◆ **TO DO**
Up to and including the line with "import numpy as np", write out the listing from its first line, minus the pictures.

◆ **DATA**
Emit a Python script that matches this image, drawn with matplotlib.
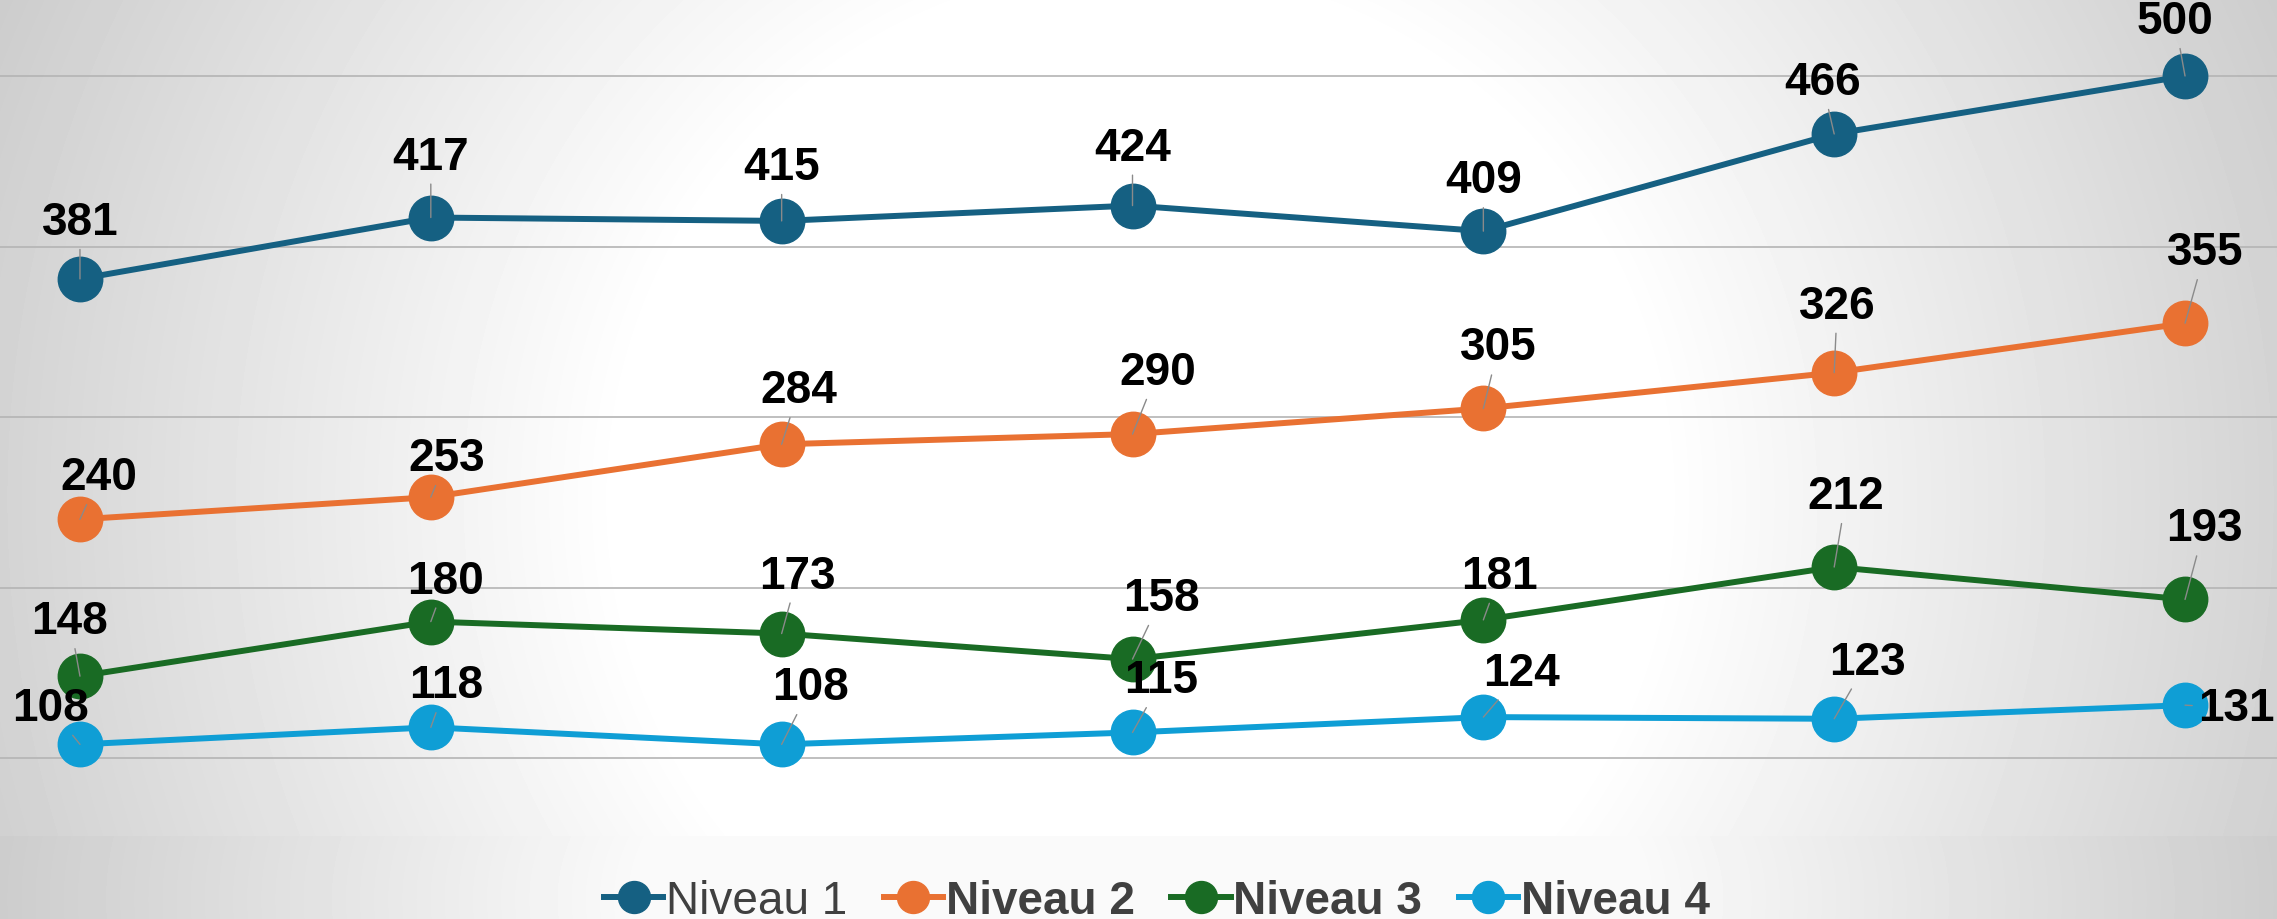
import matplotlib.pyplot as plt
from matplotlib.lines import Line2D
import numpy as np

periods = np.arange(7)
series_names = ["Niveau 1", "Niveau 2", "Niveau 3", "Niveau 4"]
niveau_1 = [381, 417, 415, 424, 409, 466, 500]
niveau_2 = [240, 253, 284, 290, 305, 326, 355]
niveau_3 = [148, 180, 173, 158, 181, 212, 193]
niveau_4 = [108, 118, 108, 115, 124, 123, 131]
series = [niveau_1, niveau_2, niveau_3, niveau_4]
colors = ["#156082", "#E97132", "#196B24", "#0F9ED5"]

# label offsets (px, y up)
label_offsets = [
    [(0, 57), (0, 61), (0, 54), (0, 58), (0, 51), (-12, 52), (-10, 55)],
    [(19, 42), (16, 39), (17, 54), (25, 62), (15, 61), (3, 67), (20, 71)],
    [(-10, 55), (15, 41), (16, 58), (29, 61), (16, 44), (12, 71), (19, 71)],
    [(-29, 36), (15, 42), (29, 57), (29, 52), (38, 44), (33, 57), (51, -3)],
]

W, H = 2277, 920
fig = plt.figure(figsize=(W / 100, H / 100), dpi=100)

# background: radial gradient in the plot area, softer one in the legend strip
yy, xx = np.mgrid[0:H, 0:W]
plot_bottom = 837
r = np.hypot(xx - 1140, yy - 500)
bg = 1 - 0.2 * np.clip((r - 520) / 730, 0, 1)
r2 = np.hypot(xx - 1140, (yy - 900) * 2)
bg2 = 0.98 - 0.18 * np.clip((r2 - 500) / 650, 0, 1)
bg[yy >= plot_bottom] = bg2[yy >= plot_bottom]
bgax = fig.add_axes([0, 0, 1, 1], zorder=0)
bgax.imshow(bg, cmap="gray", vmin=0, vmax=1, aspect="auto", extent=(0, W, H, 0))
bgax.axis("off")

ax = fig.add_axes([0, (H - plot_bottom) / H, 1, plot_bottom / H], zorder=1)
ax.patch.set_alpha(0)
px_unit = 682 / 400
ax.set_ylim(500 - (plot_bottom - 77) / px_unit, 500 + 77 / px_unit)
ax.set_xlim(-80 / 351, 6 + (W - 2185) / 351)
ax.set_yticks([100, 200, 300, 400, 500])
ax.grid(axis="y", color="#b4b4b4", linewidth=1.2)
ax.set_axisbelow(True)
ax.tick_params(left=False, bottom=False, labelleft=False, labelbottom=False)
for s in ax.spines.values():
    s.set_visible(False)

for vals, col, offs in zip(series, colors, label_offsets):
    ax.plot(periods, vals, color=col, linewidth=4.3, marker="o",
            markersize=32, zorder=3)
    for x, v, (dx, dy) in zip(periods, vals, offs):
        ax.annotate(str(v), (x, v), xytext=(dx, dy), textcoords="offset pixels",
                    ha="center", va="center", fontsize=33, fontweight="bold",
                    family="Liberation Sans", color="black", zorder=5,
                    arrowprops=dict(arrowstyle="-", color="#8a8a8a", lw=1.0,
                                    shrinkA=2, shrinkB=0))

handles = [Line2D([], [], color=c, linewidth=4.3, marker="o", markersize=23)
           for c in colors]
leg = fig.legend(handles, series_names, loc="center", bbox_to_anchor=(0.508, 0.02),
                 ncol=4, frameon=False, handlelength=1.3, handletextpad=0.05,
                 columnspacing=0.8, prop={"family": "Liberation Sans", "size": 33})
for i, t in enumerate(leg.get_texts()):
    t.set_color("#404040")
    if i > 0:
        t.set_fontweight("bold")

fig.savefig("out.png", dpi=100)
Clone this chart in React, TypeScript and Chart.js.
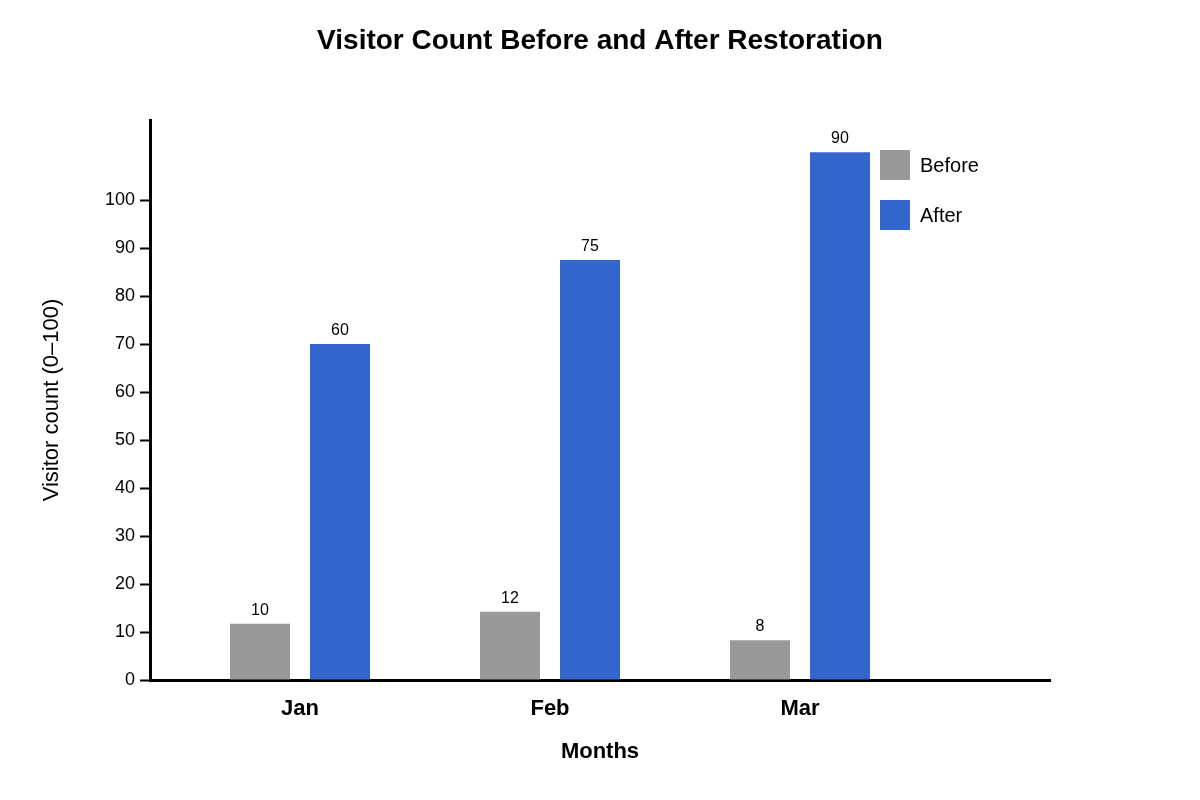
import { useEffect, useRef } from "react";
import { Chart, registerables } from "chart.js";

Chart.register(...registerables);

const FONT = "'Liberation Sans', Arial, Helvetica, sans-serif";

const TITLE = "Visitor Count Before and After Restoration";
const MONTHS = ["Jan", "Feb", "Mar"];
// bar heights as they sit against the y axis
const BEFORE = [11.7, 14.2, 8.3];
const AFTER = [70, 87.5, 110];
// numbers printed above the bars
const BEFORE_LABELS = [10, 12, 8];
const AFTER_LABELS = [60, 75, 90];
const SERIES_NAMES = ["Before", "After"];
const COLORS = ["#999999", "#3366CC"];
const Y_TICK_LAST = 100;
const Y_AXIS_TOP = 116.7;

const VALUE_LABELS = [BEFORE_LABELS, AFTER_LABELS];

// title centred on the whole canvas, not only on the plot
const pageTitle = {
  id: "pageTitle",
  afterDraw(chart: Chart) {
    const { ctx } = chart;
    ctx.save();
    ctx.font = `bold 28px ${FONT}`;
    ctx.fillStyle = "#000";
    ctx.textAlign = "center";
    ctx.textBaseline = "middle";
    ctx.fillText(TITLE, chart.width / 2, 41);
    ctx.restore();
  },
};

const barLabels = {
  id: "barLabels",
  afterDatasetsDraw(chart: Chart) {
    const { ctx } = chart;
    ctx.save();
    ctx.font = `16px ${FONT}`;
    ctx.fillStyle = "#000";
    ctx.textAlign = "center";
    ctx.textBaseline = "alphabetic";
    chart.data.datasets.forEach((_, di) => {
      chart.getDatasetMeta(di).data.forEach((bar: any, i) => {
        ctx.fillText(String(VALUE_LABELS[di][i]), bar.x, bar.y - 9);
      });
    });
    ctx.restore();
  },
};

const boxLegend = {
  id: "boxLegend",
  afterDraw(chart: Chart) {
    const { ctx, chartArea } = chart;
    const left = chartArea.right - 170;
    const top = chartArea.top + 30;
    ctx.save();
    ctx.font = `20px ${FONT}`;
    ctx.textAlign = "left";
    ctx.textBaseline = "middle";
    chart.data.datasets.forEach((ds, i) => {
      const y = top + i * 50;
      ctx.fillStyle = ds.backgroundColor as string;
      ctx.fillRect(left, y, 30, 30);
      ctx.fillStyle = "#000";
      ctx.fillText(ds.label as string, left + 40, y + 16);
    });
    ctx.restore();
  },
};

export default function App() {
  const canvasRef = useRef<HTMLCanvasElement>(null);
  const chartRef = useRef<Chart | null>(null);

  useEffect(() => {
    document.body.style.margin = "0";
    if (!canvasRef.current) return;
    if (chartRef.current) chartRef.current.destroy();

    chartRef.current = new Chart(canvasRef.current, {
      type: "bar",
      data: {
        datasets: [BEFORE, AFTER].map((values, di) => ({
          label: SERIES_NAMES[di],
          data: values.map((v, i) => ({ x: i, y: v })),
          backgroundColor: COLORS[di],
          borderWidth: 0,
          categoryPercentage: 0.64,
          barPercentage: 0.75,
        })),
      },
      options: {
        animation: false,
        responsive: true,
        maintainAspectRatio: false,
        layout: { padding: { left: 0, right: 150, top: 120, bottom: 0 } },
        plugins: {
          legend: { display: false },
          tooltip: { enabled: false },
          title: { display: false },
        },
        scales: {
          x: {
            type: "linear",
            offset: false,
            bounds: "data",
            min: -0.6,
            max: 3,
            afterBuildTicks: (axis: any) => {
              axis.ticks = MONTHS.map((_, i) => ({ value: i }));
            },
            afterFit: (axis: any) => {
              axis.height = 120;
            },
            ticks: {
              autoSkip: false,
              color: "#000",
              padding: 16,
              font: { family: FONT, size: 22, weight: "bold" },
              callback: (value: any) => MONTHS[value as number] ?? "",
            },
            grid: { display: false, drawTicks: false, offset: false },
            border: { display: true, color: "#000", width: 3 },
            title: {
              display: true,
              text: "Months",
              color: "#000",
              font: { family: FONT, size: 22, weight: "bold" },
              padding: { top: 0, bottom: 35 },
            },
          },
          y: {
            min: 0,
            max: Y_AXIS_TOP,
            afterBuildTicks: (axis: any) => {
              axis.ticks = axis.ticks.filter((t: any) => t.value <= Y_TICK_LAST);
            },
            afterFit: (axis: any) => {
              axis.width = 150;
            },
            ticks: {
              stepSize: 10,
              color: "#000",
              padding: 5,
              font: { family: FONT, size: 18 },
            },
            grid: {
              display: true,
              drawOnChartArea: false,
              drawTicks: true,
              tickLength: 10,
              tickWidth: 2,
              tickColor: "#000",
              color: "#000",
            },
            border: { display: true, color: "#000", width: 3 },
            title: {
              display: true,
              text: "Visitor count (0–100)",
              color: "#000",
              font: { family: FONT, size: 22 },
              padding: { top: 39, bottom: 0 },
            },
          },
        },
      },
      plugins: [pageTitle, barLabels, boxLegend],
    });

    return () => {
      if (chartRef.current) {
        chartRef.current.destroy();
        chartRef.current = null;
      }
    };
  }, []);

  return (
    <div style={{ position: "relative", width: 1200, height: 800 }}>
      <canvas ref={canvasRef}></canvas>
    </div>
  );
}
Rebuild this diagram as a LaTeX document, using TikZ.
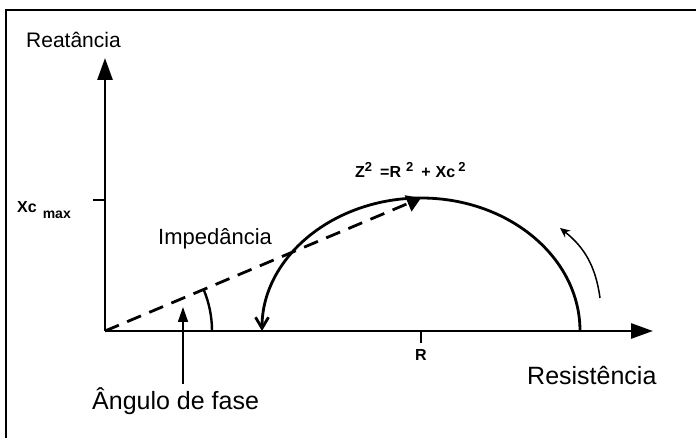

◆ **RESPONSE**
Emit a Python script that matches this image, drawn with matplotlib.
import matplotlib.pyplot as plt
from matplotlib.lines import Line2D
import numpy as np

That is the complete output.